I think one of the biggest secret fears, though, is that the stress of divorce will end up being very, very hard on already fragile children. If you were already disagreeing on vaccination, therapies, supplements, and/or providers, divorce will amplify those differences. It’s among the most difficult things in the world to trust your child to be alone with someone who seems to hate you. What happens if your ex is so pissed at you — and so used to not listening to you — that he or she takes your kids to get vaccinated the minute you’re not around? Like I said, my ex and I get along very well, and he is a big supporter of what I do here, and even he got bullied into getting Bryce a DT shot in an ER last year. (I can hear your collective gasps in my head. Yeah, that was my reaction, too.) And, though my ex is generally supportive, he doesn’t do supplements beyond enzymes, and I can pretty much count on him plying the kids with sugar every other weekend. I don’t know how to mitigate this one. If you have a partner that flatly refuses to listen to you, or take your concerns to heart, it’s a very real possibility that your child’s health will be in danger. My heart grieves for the children in these situations. The best I can say is don’t give up trying to communicate. My ex and I communicate much better now than we did the last year we were together. It can get better.
And lastly, I think, is the fear that if you split up you’ll be alone forever. Who is going to want to take on the challenge of a special-needs child or two or five? It is harder to find someone who is up for that challenge, but it is by no means impossible. It does require that you make an investment of time and energy in yourself, though. Depressed people who hate themselves don’t find partners, for good reason. Would you want to be with someone like that? I was lucky enough to find an absolutely awesome guy, who is also a special-needs dad. You may also fear that you’ll hate being alone so much that you’ll fall for someone who isn’t good for your kids, and you may not recognize it until it’s too late. Lonely rebounding parents do this all the time. How do you make sure it doesn’t happen to you? I think not introducing your kids to someone until he or she has been in your life for at least a few months is a good first step.
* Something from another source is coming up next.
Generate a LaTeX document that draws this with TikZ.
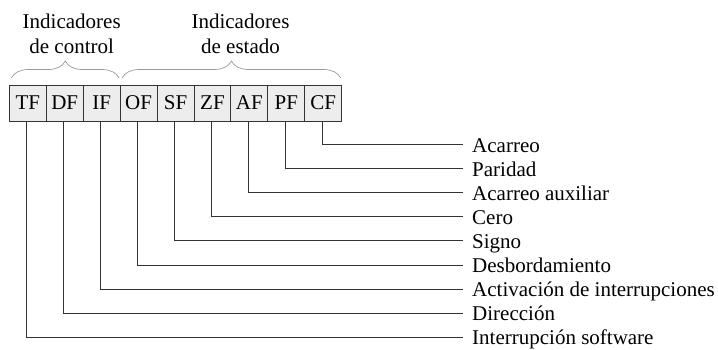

If you wonder if you should introduce them, then you probably shouldn’t. Your intuition is telling you something. Then, when you do introduce them, watch for red flags. At this point, it’s important to keep in mind that your kids are your top priority. They depend on you, and they are with you at least until they become adults. That’s a huge responsibility. Take it seriously. Don’t settle for someone who doesn’t take it as seriously you do.
One last thing: If divorce is inevitable, find ways to remind yourself to love. As they say in the movie Love Actually: “Love is all around.” It really is. All kinds of love: love for your parents, your child, your friends, and your siblings. Every bit of practice you get loving makes you better at it.